Wednesday Read: Daylight Saving Time and Stolen Hours

Wednesday Read: Daylight Saving Time and Stolen Hours

Tomorrow (in most of the U.S.), clocks "spring forward" for Daylight Saving Time, losing an hour of sleep to gain more evening daylight. First proposed by Benjamin Franklin in 1784 as a joke and later implemented during World War I to conserve fuel, DST now affects over 70 countries. The time shift causes documented increases in heart attacks, car accidents, workplace injuries, and general crankiness as bodies adjust to disrupted circadian rhythms.

We manipulate time constantly - setting alarms, scheduling meetings, tracking hours, racing deadlines. We treat time as a commodity to be managed, maximized, optimized. We talk about "spending" time, "saving" time, "wasting" time, "making" time. But time isn't ours to create or control. It's a gift from God, and we're stewards of it, not owners.
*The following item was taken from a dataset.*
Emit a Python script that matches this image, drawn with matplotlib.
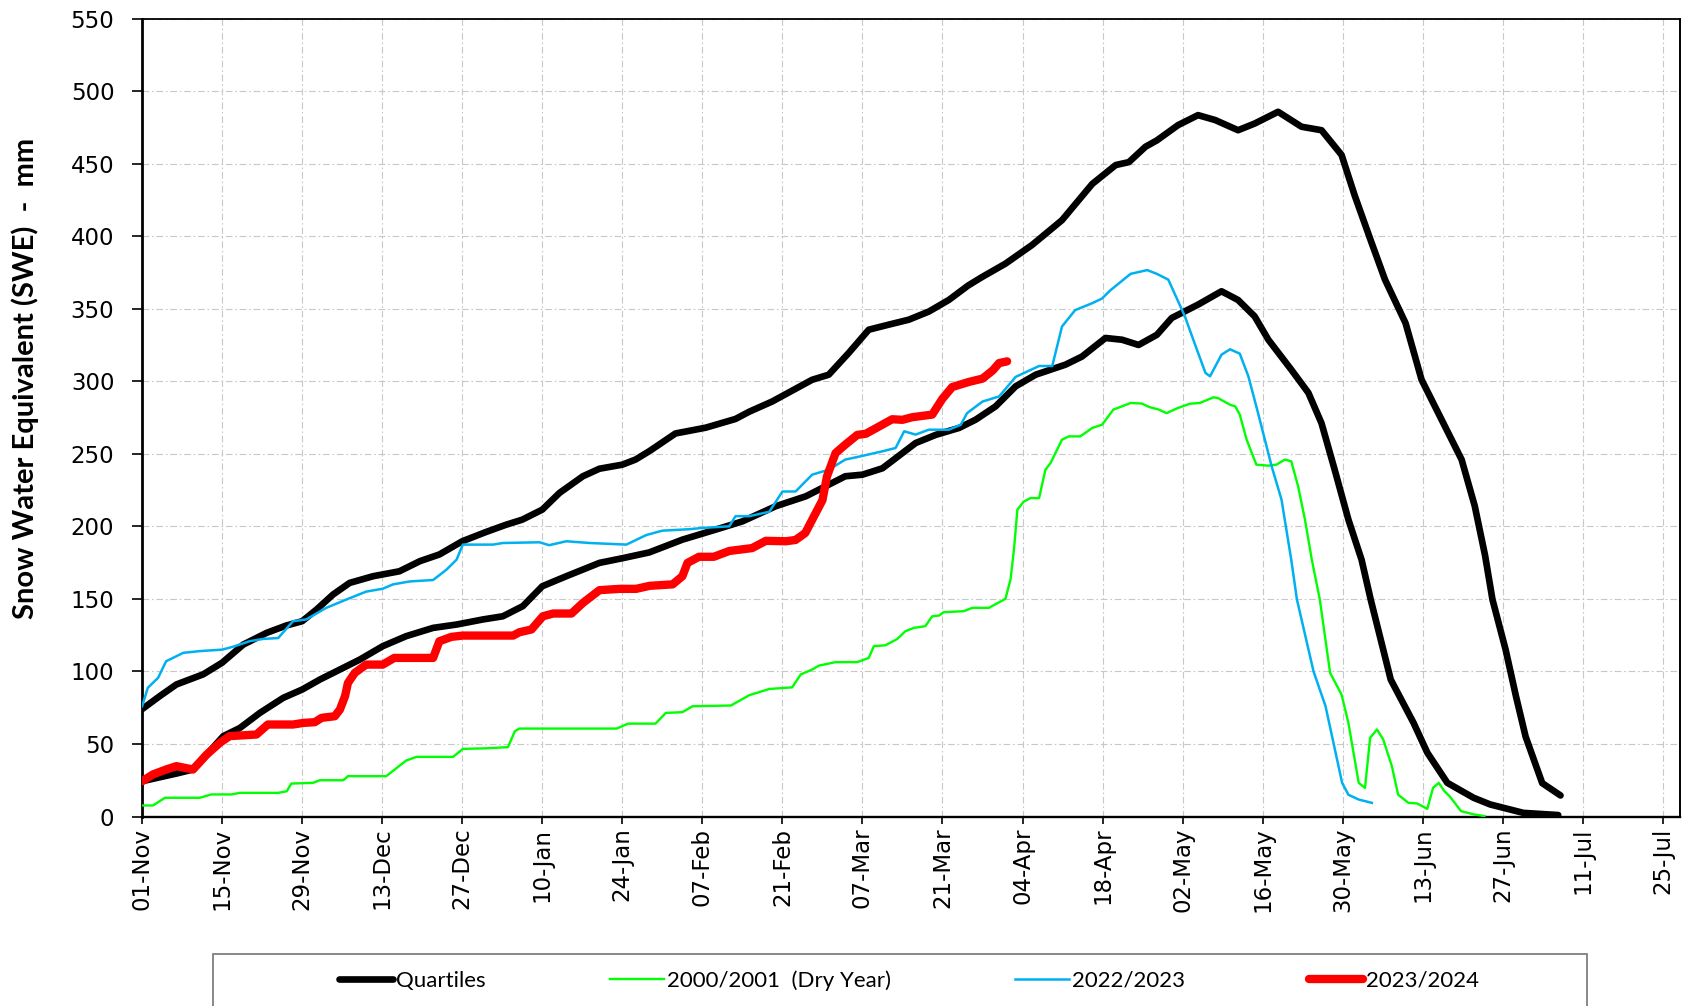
import matplotlib
matplotlib.use("Agg")
import matplotlib.pyplot as plt
from matplotlib.lines import Line2D
from matplotlib.patches import Rectangle

# ---------------- data (day index from 01-Nov, SWE in mm) ----------------
tick_days = [0, 14, 28, 42, 56, 70, 84, 98, 112, 126, 140, 154, 168, 182, 196, 210, 224, 238, 252, 266]
tick_labels = ["01-Nov", "15-Nov", "29-Nov", "13-Dec", "27-Dec", "10-Jan", "24-Jan", "07-Feb",
               "21-Feb", "07-Mar", "21-Mar", "04-Apr", "18-Apr", "02-May", "16-May", "30-May",
               "13-Jun", "27-Jun", "11-Jul", "25-Jul"]
y_ticks = [0, 50, 100, 150, 200, 250, 300, 350, 400, 450, 500, 550]

q_upper_days = [0, 3.1, 6, 10.7, 14, 17.7, 21.8, 25.2, 28, 30.5,
                33.4, 36.3, 40.4, 45, 48.6, 52, 56, 60.1, 63.6, 66.5,
                70, 73, 77.1, 80, 84, 86.3, 88.8, 93.3, 98.6, 103.8,
                106.2, 110.2, 117.2, 120.1, 123.6, 127.1, 130.6, 134.1, 137.6, 141.1,
                144.5, 147, 151, 155.7, 160.9, 166.2, 170.3, 172.6, 175.5, 177.5,
                181.2, 184.7, 187.7, 191.7, 194.6, 198.7, 202.8, 206.3, 209.8, 212.1,
                215, 217.4, 221, 223.8, 227.3, 230.8, 233.1, 234.9, 236.2, 238.5,
                240.3, 242, 244.9, 248.1]
q_upper_vals = [74, 83, 91, 98, 106, 118.5, 126.6, 131.6, 134.6, 142.6,
                153, 161, 165.6, 169, 176, 180.6, 189.7, 196, 201, 204.6,
                211.5, 223, 234.5, 239.7, 242.5, 246, 252, 264, 268, 274,
                279, 286, 301, 304.5, 319.5, 335.5, 339, 342.4, 348, 356,
                366, 372, 381, 394, 411, 436, 449, 451, 461.6, 466,
                476.5, 483.4, 480, 473, 477.6, 485.7, 475.4, 473, 456, 428,
                396, 370, 340, 301, 273.5, 246, 214, 180, 149.5, 115,
                83, 55, 23, 14.5]

q_lower_days = [0, 6, 8.9, 11.3, 14.2, 17.1, 20.6, 24.7, 28, 31.1,
                34.6, 38.1, 42.1, 46.2, 50.9, 55, 59.6, 63.1, 66.6, 70,
                74.2, 80, 84, 88.7, 94.5, 100.3, 105, 110.8, 116.1, 120.1,
                123, 126, 129.5, 133, 135.3, 138.8, 142.9, 145.8, 149.3, 152.8,
                156.3, 161.5, 164.4, 168.5, 171.4, 174.3, 177.5, 180.1, 184.7, 188.8,
                191.7, 194.6, 197, 201, 204, 206.3, 208.6, 211, 213.3, 214.9,
                218.4, 222.4, 224.8, 228.3, 232.9, 235.8, 241.6, 247.7]
q_lower_vals = [24.3, 29.6, 32.4, 42.7, 55.4, 61, 71.4, 81.8, 87.5, 94.4,
                101.3, 108.2, 117.4, 124.3, 130, 132.3, 135.8, 138, 145, 158.7,
                165.6, 174.8, 178, 182, 190.8, 197.7, 203.4, 213.8, 220.7, 228.7,
                234.5, 235.6, 240, 250.5, 257.4, 263, 267.8, 273.5, 282.7, 296.5,
                304.5, 311.4, 317, 329.8, 328.6, 325, 332, 343.6, 352.8, 362,
                356, 344.7, 328.6, 308, 292, 271, 239, 204.6, 177, 149.5,
                94.4, 64.5, 44, 23.2, 12.9, 8.3, 2.5, 1]

dry_days = [0, 1.9, 4, 10.1, 12.1, 15.6, 17.1, 23.8, 25.3, 26.1,
            29.9, 31.1, 35.2, 36, 42.7, 46.2, 48, 54.4, 56.1, 60.2,
            64, 65.2, 66, 83, 85, 89.8, 91.6, 94.5, 96.3, 103,
            106.2, 109.7, 113.7, 115.2, 117.2, 118.4, 121.3, 125.1, 127.1, 128,
            130, 132.1, 133.5, 135, 137, 138.2, 139.4, 140.2, 143.7, 145.2,
            148.1, 151, 151.9, 152.5, 153.1, 154.2, 155.4, 156.9, 158, 158.9,
            160.9, 162.1, 164.1, 166.2, 167.9, 169.9, 171.4, 172.9, 174.9, 176.1,
            177.8, 179.2, 181.2, 183.3, 185, 187.4, 188.2, 190.3, 191.2, 192,
            193.2, 194.9, 197, 198.4, 199.9, 201, 202.2, 203.4, 204.6, 206,
            207.8, 209.8, 211, 212.8, 213.9, 214.8, 216, 217.1, 218.6, 219.7,
            221.5, 223, 224.8, 225.8, 226.8, 227.8, 228.7, 230.7, 233, 234.8]
dry_vals = [7.6, 7.6, 12.9, 12.9, 15.2, 15.2, 16.3, 16.3, 17.4, 22.7,
            23.2, 25, 25, 27.8, 27.8, 38.6, 41.1, 41.1, 46.6, 47,
            47.8, 58.8, 60.6, 60.6, 64, 64, 71.4, 71.9, 76, 76.5,
            83.6, 87.9, 89, 97.9, 101.3, 104, 106.4, 106.4, 109.3, 117.4,
            118, 122.4, 127.7, 130, 131.2, 138, 138.5, 140.8, 141.5, 143.8,
            143.8, 150, 163.3, 184, 211.5, 217, 219.5, 219.5, 239, 243.6,
            259.7, 262, 262, 267.8, 270, 280.5, 282.7, 285, 284.6, 282.3,
            280.5, 278, 281.6, 284.5, 285, 288.9, 288.4, 283.8, 282.7, 277,
            259.7, 242.5, 241.8, 242.5, 246, 244.8, 227.6, 204.6, 177, 149.5,
            99, 84, 64.5, 23.2, 19.7, 54.2, 60, 53, 34.7, 15,
            9.4, 9, 5.3, 19.7, 23.2, 17.4, 14, 3.7, 1.4, 0.3]

y2223_days = [0, 1, 2.8, 4.2, 7.2, 10.1, 14, 15.9, 18.8, 21.2,
              23.8, 26.4, 28.7, 32.2, 35.7, 39.2, 42.1, 43.9, 46.8, 50.9,
              53.2, 55, 56.1, 61.4, 63.1, 69.5, 71.2, 74.2, 78.3, 84.7,
              88.2, 91, 95.7, 98, 102.7, 103.8, 106.2, 109.7, 112, 114.3,
              117.2, 120.1, 123, 125.6, 129.5, 131.8, 133.3, 135.3, 137.6, 141.1,
              143.2, 144.3, 147, 149.9, 152.8, 156.9, 159.2, 160.9, 163.2, 166.2,
              167.9, 169.4, 172.9, 175.8, 177.5, 179.5, 182.4, 184.2, 186, 186.8,
              188.8, 190.3, 192, 193.5, 195.2, 197.6, 199.3, 201, 202, 204.9,
              207, 209.9, 211, 212.8, 215.1]
y2223_vals = [76, 88.7, 95.6, 107, 112.8, 114, 115, 117, 120.8, 122.4,
              123, 134.6, 135.8, 143.8, 149.5, 155, 157, 160, 162, 163,
              170, 177, 187.4, 187.4, 188.5, 189, 187, 189.7, 188.5, 187.4,
              194, 197, 198, 198.9, 200, 207, 207, 210, 224, 224,
              235.6, 239, 246, 248.2, 251.7, 254, 265.5, 263.2, 266.6, 266.6,
              270, 278, 286, 289.5, 303, 310.5, 310.5, 337.7, 349, 353.8,
              357, 362.8, 374, 376.6, 374, 370, 344.7, 325, 305.7, 303.4,
              318.3, 322, 319, 303.4, 278, 241, 218.4, 177, 149.5, 100,
              76, 23.2, 15, 11.7, 9.4]

y2324_days = [0, 1.9, 4.2, 6, 8.9, 11.3, 13.6, 15.3, 20, 22,
              26.4, 28.2, 30.2, 31.4, 33.7, 34.6, 35.5, 36, 37.2, 39.2,
              42.1, 44.1, 50.9, 52, 54.1, 56.1, 64.9, 66, 68.1, 70.1,
              71.9, 75.1, 77.1, 80, 83.5, 86.4, 88.8, 92.8, 94.5, 95.4,
              97.4, 100, 102.7, 106.7, 109.1, 112.6, 114.3, 116, 117.8, 119,
              119.8, 121.3, 123, 125.1, 126.6, 128.9, 131.2, 133, 134.7, 138.2,
              140, 141.7, 144.6, 147, 148.8, 149.9, 151.3]
y2324_vals = [24.3, 29, 32.4, 34.7, 32.4, 42.7, 50.8, 55.4, 56.5, 63.4,
              63.4, 64.5, 65, 68, 69.1, 73.7, 83, 92, 99, 104.7,
              104.7, 109.3, 109.3, 120.8, 123.8, 124.7, 124.7, 127, 128.9, 138,
              139.9, 139.9, 147.2, 156, 156.9, 156.9, 159, 160, 165.6, 174.8,
              179, 179, 183, 185, 190, 189.7, 190.6, 195.4, 209, 218,
              234.5, 250.5, 256.3, 263, 263.8, 268.8, 273.8, 273.4, 275.2, 277,
              288, 296, 299.5, 301.8, 307.5, 312.5, 313.7]

labels = ["Quartiles", "2000/2001  (Dry Year)", "2022/2023", "2023/2024"]
colors = ["#000000", "#00FF00", "#00B0F0", "#FF0000"]

# ---------------- figure ----------------
W, H = 1688, 1006
fig = plt.figure(figsize=(W / 100, H / 100), dpi=100)
ax_l, ax_r, ax_t, ax_b = 142.1, 1680.0, 18.5, 816.5
ax = fig.add_axes([ax_l / W, 1 - ax_b / H, (ax_r - ax_l) / W, (ax_b - ax_t) / H])

ax.plot(q_upper_days, q_upper_vals, color=colors[0], lw=4.8, solid_joinstyle="round",
        solid_capstyle="round", zorder=3)
ax.plot(q_lower_days, q_lower_vals, color=colors[0], lw=4.8, solid_joinstyle="round",
        solid_capstyle="round", zorder=3)
ax.plot(dry_days, dry_vals, color=colors[1], lw=1.7, solid_joinstyle="round", zorder=4)
ax.plot(y2223_days, y2223_vals, color=colors[2], lw=1.8, solid_joinstyle="round", zorder=5)
ax.plot(y2324_days, y2324_vals, color=colors[3], lw=6.0, solid_joinstyle="round",
        solid_capstyle="round", zorder=6)

ax.set_xlim(0, 269)
ax.set_ylim(0, 550)
ax.set_xticks(tick_days)
ax.set_xticklabels(tick_labels, rotation=90, fontsize=16.5, family="DejaVu Sans")
ax.set_yticks(y_ticks)
ax.set_yticklabels([str(v) for v in y_ticks], fontsize=16.5, family="DejaVu Sans")
ax.tick_params(axis="x", direction="out", length=5, width=1.2, pad=3)
ax.tick_params(axis="y", direction="out", length=7, width=1.2, pad=13)

ax.grid(True, color="#C8C8C8", lw=0.8, linestyle=(0, (6, 2.5, 1.5, 2.5)), zorder=0)
ax.set_axisbelow(True)

ax.spines["left"].set_linewidth(2.0)
ax.spines["bottom"].set_linewidth(1.7)
ax.spines["top"].set_linewidth(1.3)
ax.spines["right"].set_linewidth(1.4)

label_font = ["Lato", "DejaVu Sans"]
ax.set_ylabel("Snow Water Equivalent (SWE)  -  mm", fontsize=21, fontweight="bold",
              family=label_font)
ax.yaxis.set_label_coords((39 - ax_l) / (ax_r - ax_l), (ax_b - 378) / (ax_b - ax_t))

# ---------------- legend ----------------
fig.add_artist(Rectangle((213 / W, -0.05), (1587 - 213) / W, 1 - 953.8 / H + 0.05,
                         transform=fig.transFigure, facecolor="white",
                         edgecolor="#7F7F7F", lw=1.3, clip_on=False))
handles = [Line2D([], [], color=colors[0], lw=4.8, solid_capstyle="round"),
           Line2D([], [], color=colors[1], lw=1.7),
           Line2D([], [], color=colors[2], lw=1.8),
           Line2D([], [], color=colors[3], lw=6.0, solid_capstyle="round")]
fs = 16
fs_px = fs * 100 / 72
fig.legend(handles, labels, loc="center left", bbox_to_anchor=(339 / W, 1 - 980.7 / H),
           ncol=4, frameon=False, prop={"family": label_font, "size": fs},
           handlelength=54 / fs_px, handletextpad=3 / fs_px, columnspacing=124 / fs_px,
           borderpad=0, borderaxespad=0)

fig.savefig("out.png", dpi=100)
The Psalmist wrote: "Teach us to number our days, that we may gain a heart of wisdom" (Psalm 90:12). Numbering your days means acknowledging they're limited. You don't have infinite time. Every day used for one thing is a day not available for something else. This reality should produce wisdom about priorities - what deserves your finite hours and what doesn't.

Jesus had perfect clarity about time and priorities. When his brothers urged him to go to Judea to perform signs publicly, he responded: "My time is not yet here; for you any time will do" (John 7:6). He operated according to the Father's timeline, not cultural pressure or personal ambition. He wasn't rushed by others' expectations or delayed by fear. He had a mission, limited time to accomplish it, and clarity about how to spend each day.

Most people don't operate this way. They react to urgency rather than living from priority. They let other people's emergencies dictate their schedules. They fill time with busyness to feel productive while neglecting what actually matters. They reach the end of days, weeks, months wondering where the time went and what they actually accomplished.

Paul urged believers to "[make] the best use of the time, because the days are evil" (Ephesians 5:16). Not because God is stingy with time but because you have limited days and unlimited ways to waste them. Every yes to something is a no to something else. Every hour spent scrolling is an hour not spent reading, praying, connecting with people who matter. Time spent isn't neutral; it's investment with returns.

Daylight Saving Time reminds us that we can't actually save time - we can only use it. That "lost" hour tomorrow morning won't be recovered by gaining evening sunlight. It's gone. Every hour you have is being spent on something. The question is whether you're spending it intentionally or just letting it disappear into whatever seems urgent at the moment.

What would change if you truly believed your days are numbered, your hours limited, your time a gift to be stewarded rather than a commodity to be optimized? How would you spend tomorrow differently if you knew it was one of your last? The truth is, it might be. You don't know how many days you have. Use them wisely.